Task description » Retype the lines beneath this one, from the first through the line containing "plt.rcParams['font.family'] = ['Liberation". Pictures are left out.

★ ★ ★

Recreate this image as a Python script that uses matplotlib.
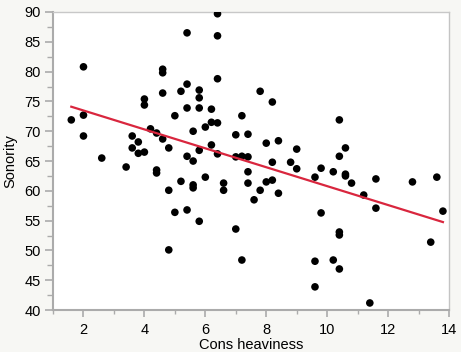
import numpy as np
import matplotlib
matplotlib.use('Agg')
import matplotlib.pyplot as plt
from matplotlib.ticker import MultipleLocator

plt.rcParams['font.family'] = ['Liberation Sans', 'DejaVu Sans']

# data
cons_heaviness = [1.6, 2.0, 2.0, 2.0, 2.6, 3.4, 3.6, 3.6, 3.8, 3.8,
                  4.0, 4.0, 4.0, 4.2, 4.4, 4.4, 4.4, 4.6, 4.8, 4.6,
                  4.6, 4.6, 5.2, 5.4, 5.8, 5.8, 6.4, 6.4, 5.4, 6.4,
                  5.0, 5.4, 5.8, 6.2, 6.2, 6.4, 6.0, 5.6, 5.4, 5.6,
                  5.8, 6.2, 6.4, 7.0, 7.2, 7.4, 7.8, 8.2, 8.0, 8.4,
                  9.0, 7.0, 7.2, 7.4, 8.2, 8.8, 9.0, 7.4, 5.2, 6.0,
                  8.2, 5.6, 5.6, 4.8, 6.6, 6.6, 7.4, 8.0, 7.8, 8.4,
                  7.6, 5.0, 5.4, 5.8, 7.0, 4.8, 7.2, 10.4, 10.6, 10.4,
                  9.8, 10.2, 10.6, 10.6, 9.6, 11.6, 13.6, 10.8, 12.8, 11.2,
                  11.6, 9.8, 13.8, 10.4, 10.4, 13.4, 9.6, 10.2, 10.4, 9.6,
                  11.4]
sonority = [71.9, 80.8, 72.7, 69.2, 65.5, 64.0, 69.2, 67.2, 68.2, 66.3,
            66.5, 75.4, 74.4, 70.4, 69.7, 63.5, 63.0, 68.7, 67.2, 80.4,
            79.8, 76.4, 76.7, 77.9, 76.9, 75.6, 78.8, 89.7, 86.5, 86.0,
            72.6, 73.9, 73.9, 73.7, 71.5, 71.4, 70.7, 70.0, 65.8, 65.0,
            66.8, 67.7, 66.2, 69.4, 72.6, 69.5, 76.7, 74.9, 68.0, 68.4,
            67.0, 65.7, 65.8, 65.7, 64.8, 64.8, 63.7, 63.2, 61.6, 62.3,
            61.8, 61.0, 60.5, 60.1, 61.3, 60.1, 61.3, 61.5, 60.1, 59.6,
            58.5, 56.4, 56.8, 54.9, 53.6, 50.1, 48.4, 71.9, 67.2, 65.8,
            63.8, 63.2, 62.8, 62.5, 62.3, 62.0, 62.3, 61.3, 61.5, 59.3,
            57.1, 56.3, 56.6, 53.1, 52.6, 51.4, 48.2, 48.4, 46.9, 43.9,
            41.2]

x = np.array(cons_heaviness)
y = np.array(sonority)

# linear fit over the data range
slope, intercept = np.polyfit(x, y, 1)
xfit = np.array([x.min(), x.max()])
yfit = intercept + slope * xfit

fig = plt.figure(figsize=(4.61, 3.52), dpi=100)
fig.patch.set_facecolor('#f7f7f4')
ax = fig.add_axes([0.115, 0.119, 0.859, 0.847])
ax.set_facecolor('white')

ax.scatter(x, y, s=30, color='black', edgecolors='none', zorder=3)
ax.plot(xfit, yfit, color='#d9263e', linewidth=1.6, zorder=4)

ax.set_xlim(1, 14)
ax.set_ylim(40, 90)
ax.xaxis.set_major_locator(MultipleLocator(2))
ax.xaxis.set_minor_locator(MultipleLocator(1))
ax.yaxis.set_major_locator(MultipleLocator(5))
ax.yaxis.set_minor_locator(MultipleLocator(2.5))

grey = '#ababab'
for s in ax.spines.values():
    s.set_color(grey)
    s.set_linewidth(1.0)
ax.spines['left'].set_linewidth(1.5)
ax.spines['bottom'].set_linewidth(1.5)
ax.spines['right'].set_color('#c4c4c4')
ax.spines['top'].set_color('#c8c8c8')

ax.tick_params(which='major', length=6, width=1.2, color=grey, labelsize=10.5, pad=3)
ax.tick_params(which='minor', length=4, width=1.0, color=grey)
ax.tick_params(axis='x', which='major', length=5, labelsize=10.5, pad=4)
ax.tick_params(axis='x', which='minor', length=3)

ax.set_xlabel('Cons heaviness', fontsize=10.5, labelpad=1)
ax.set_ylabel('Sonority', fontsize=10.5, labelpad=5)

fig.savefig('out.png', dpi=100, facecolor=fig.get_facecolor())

★ ★ ★

Task result »
Recreate this image as a Python script that uses matplotlib.
import numpy as np
import matplotlib
matplotlib.use('Agg')
import matplotlib.pyplot as plt
from matplotlib.ticker import MultipleLocator

plt.rcParams['font.family'] = ['Liberation Sans', 'DejaVu Sans']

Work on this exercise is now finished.